**YOUR OBJECTIVE:** Repeat the lines exactly from the line that contains "Write a Python" through the line that contains "975, 1012, 1050]"; leave images out and add nothing.

Charts and diagrams as code:
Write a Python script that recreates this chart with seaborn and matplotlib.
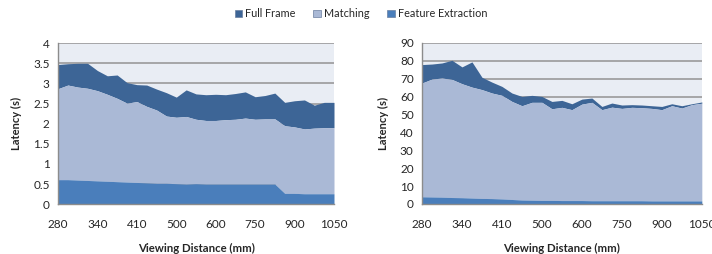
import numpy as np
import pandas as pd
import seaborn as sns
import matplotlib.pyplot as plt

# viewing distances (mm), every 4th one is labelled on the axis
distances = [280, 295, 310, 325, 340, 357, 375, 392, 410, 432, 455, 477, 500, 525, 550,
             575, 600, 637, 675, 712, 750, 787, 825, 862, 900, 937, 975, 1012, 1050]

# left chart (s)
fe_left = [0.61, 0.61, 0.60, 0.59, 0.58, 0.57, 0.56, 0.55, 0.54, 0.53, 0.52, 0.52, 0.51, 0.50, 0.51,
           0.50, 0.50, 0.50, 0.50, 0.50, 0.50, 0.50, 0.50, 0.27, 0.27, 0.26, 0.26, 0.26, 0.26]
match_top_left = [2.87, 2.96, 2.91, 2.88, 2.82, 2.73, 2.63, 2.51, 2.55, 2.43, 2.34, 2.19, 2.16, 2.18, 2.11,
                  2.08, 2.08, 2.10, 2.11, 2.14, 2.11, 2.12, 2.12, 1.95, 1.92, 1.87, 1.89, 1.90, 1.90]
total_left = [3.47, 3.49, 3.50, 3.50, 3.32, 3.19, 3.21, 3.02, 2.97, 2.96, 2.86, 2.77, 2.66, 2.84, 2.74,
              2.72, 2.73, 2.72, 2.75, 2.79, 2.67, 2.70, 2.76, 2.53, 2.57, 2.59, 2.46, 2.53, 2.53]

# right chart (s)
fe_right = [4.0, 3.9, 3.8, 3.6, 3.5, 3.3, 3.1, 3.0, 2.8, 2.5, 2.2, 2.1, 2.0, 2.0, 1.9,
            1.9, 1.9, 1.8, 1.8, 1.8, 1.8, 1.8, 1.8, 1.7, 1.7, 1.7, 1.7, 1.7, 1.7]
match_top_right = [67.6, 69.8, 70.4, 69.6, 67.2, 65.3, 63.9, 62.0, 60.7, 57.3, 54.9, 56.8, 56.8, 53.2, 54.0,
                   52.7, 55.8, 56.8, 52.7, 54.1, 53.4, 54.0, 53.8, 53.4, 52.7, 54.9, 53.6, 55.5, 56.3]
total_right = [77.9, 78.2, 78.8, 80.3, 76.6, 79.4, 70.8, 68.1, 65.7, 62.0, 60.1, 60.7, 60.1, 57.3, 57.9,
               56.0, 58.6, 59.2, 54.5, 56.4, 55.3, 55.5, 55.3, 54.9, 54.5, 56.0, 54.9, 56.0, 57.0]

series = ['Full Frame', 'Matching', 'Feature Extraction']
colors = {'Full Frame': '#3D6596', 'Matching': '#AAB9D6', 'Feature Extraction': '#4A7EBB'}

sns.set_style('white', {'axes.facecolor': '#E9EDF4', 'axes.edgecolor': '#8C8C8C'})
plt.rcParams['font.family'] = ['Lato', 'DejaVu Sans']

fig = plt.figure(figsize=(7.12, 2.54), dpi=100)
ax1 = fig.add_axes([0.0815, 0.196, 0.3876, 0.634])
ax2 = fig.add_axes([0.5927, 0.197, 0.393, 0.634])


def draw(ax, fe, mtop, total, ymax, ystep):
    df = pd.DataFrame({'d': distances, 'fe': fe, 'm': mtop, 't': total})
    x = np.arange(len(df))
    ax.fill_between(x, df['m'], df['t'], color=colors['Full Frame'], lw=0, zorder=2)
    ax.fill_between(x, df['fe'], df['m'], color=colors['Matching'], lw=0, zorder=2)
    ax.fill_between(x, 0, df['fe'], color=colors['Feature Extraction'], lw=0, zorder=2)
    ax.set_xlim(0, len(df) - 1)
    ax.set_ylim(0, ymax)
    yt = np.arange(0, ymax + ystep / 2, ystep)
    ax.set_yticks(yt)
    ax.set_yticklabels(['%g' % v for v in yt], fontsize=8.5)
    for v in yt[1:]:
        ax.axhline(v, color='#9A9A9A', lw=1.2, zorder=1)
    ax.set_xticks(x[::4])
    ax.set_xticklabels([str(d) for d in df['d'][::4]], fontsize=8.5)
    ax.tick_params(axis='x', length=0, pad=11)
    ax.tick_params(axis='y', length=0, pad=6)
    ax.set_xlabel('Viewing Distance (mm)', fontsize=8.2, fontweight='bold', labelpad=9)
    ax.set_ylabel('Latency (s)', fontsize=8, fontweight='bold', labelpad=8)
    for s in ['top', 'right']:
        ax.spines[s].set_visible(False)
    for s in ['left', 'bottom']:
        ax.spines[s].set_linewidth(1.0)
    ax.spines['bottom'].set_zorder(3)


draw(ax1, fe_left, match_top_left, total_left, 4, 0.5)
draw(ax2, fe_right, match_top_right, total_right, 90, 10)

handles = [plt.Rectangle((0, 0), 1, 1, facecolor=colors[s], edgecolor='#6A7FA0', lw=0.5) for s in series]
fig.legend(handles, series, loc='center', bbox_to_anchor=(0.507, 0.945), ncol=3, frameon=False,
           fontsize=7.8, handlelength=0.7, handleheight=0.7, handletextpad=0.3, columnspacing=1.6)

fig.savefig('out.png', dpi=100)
--
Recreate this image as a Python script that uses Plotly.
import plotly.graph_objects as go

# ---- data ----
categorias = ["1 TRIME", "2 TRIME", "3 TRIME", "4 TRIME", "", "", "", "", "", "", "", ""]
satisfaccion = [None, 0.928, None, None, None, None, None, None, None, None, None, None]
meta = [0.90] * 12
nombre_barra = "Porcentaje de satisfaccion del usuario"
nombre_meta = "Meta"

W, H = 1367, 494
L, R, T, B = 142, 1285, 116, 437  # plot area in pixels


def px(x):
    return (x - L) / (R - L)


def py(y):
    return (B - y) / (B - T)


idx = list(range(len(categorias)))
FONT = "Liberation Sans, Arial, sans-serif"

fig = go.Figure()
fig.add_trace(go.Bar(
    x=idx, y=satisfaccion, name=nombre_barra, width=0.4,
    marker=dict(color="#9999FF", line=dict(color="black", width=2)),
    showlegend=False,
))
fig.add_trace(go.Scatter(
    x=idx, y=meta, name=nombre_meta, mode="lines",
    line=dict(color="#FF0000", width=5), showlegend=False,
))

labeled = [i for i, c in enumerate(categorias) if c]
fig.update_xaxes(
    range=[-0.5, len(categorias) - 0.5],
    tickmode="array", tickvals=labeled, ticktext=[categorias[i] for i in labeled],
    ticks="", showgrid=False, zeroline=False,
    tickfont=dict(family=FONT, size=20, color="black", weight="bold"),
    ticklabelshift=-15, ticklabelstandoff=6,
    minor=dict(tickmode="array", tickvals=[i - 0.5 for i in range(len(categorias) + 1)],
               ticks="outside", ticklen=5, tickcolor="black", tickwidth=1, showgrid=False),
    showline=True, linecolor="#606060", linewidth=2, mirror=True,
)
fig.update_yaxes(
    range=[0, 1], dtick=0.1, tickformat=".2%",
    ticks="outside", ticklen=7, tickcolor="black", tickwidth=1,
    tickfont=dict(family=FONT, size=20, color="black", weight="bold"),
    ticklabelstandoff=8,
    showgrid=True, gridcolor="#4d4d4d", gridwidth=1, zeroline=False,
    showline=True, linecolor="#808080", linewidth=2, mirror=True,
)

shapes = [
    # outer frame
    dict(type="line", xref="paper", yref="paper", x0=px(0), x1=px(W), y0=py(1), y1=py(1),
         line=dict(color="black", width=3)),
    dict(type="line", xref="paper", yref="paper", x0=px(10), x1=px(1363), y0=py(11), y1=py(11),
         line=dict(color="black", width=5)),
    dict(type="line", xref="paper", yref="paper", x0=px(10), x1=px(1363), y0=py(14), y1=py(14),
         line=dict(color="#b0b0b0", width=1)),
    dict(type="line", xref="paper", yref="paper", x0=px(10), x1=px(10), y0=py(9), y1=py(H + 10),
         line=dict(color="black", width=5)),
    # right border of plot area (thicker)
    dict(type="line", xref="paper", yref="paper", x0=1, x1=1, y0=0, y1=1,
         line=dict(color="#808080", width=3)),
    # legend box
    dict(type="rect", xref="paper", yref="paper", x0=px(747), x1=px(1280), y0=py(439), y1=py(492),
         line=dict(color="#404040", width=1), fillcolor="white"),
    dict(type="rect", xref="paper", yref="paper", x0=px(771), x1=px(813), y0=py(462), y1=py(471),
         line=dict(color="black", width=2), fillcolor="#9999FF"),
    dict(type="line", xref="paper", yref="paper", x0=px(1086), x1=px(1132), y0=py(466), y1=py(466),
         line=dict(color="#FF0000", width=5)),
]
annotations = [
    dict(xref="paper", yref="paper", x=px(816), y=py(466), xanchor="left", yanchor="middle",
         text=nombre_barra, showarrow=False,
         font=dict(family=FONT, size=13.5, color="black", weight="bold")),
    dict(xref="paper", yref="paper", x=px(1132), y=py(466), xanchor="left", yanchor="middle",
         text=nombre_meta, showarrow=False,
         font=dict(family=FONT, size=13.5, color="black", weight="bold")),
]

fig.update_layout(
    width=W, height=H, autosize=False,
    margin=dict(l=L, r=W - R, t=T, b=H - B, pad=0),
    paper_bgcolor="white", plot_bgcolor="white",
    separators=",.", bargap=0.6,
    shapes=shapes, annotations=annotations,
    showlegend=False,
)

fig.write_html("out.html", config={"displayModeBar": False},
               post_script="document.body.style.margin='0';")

**RESPONSE FOR THIS EXERCISE:**
Write a Python script that recreates this chart with seaborn and matplotlib.
import numpy as np
import pandas as pd
import seaborn as sns
import matplotlib.pyplot as plt

# viewing distances (mm), every 4th one is labelled on the axis
distances = [280, 295, 310, 325, 340, 357, 375, 392, 410, 432, 455, 477, 500, 525, 550,
             575, 600, 637, 675, 712, 750, 787, 825, 862, 900, 937, 975, 1012, 1050]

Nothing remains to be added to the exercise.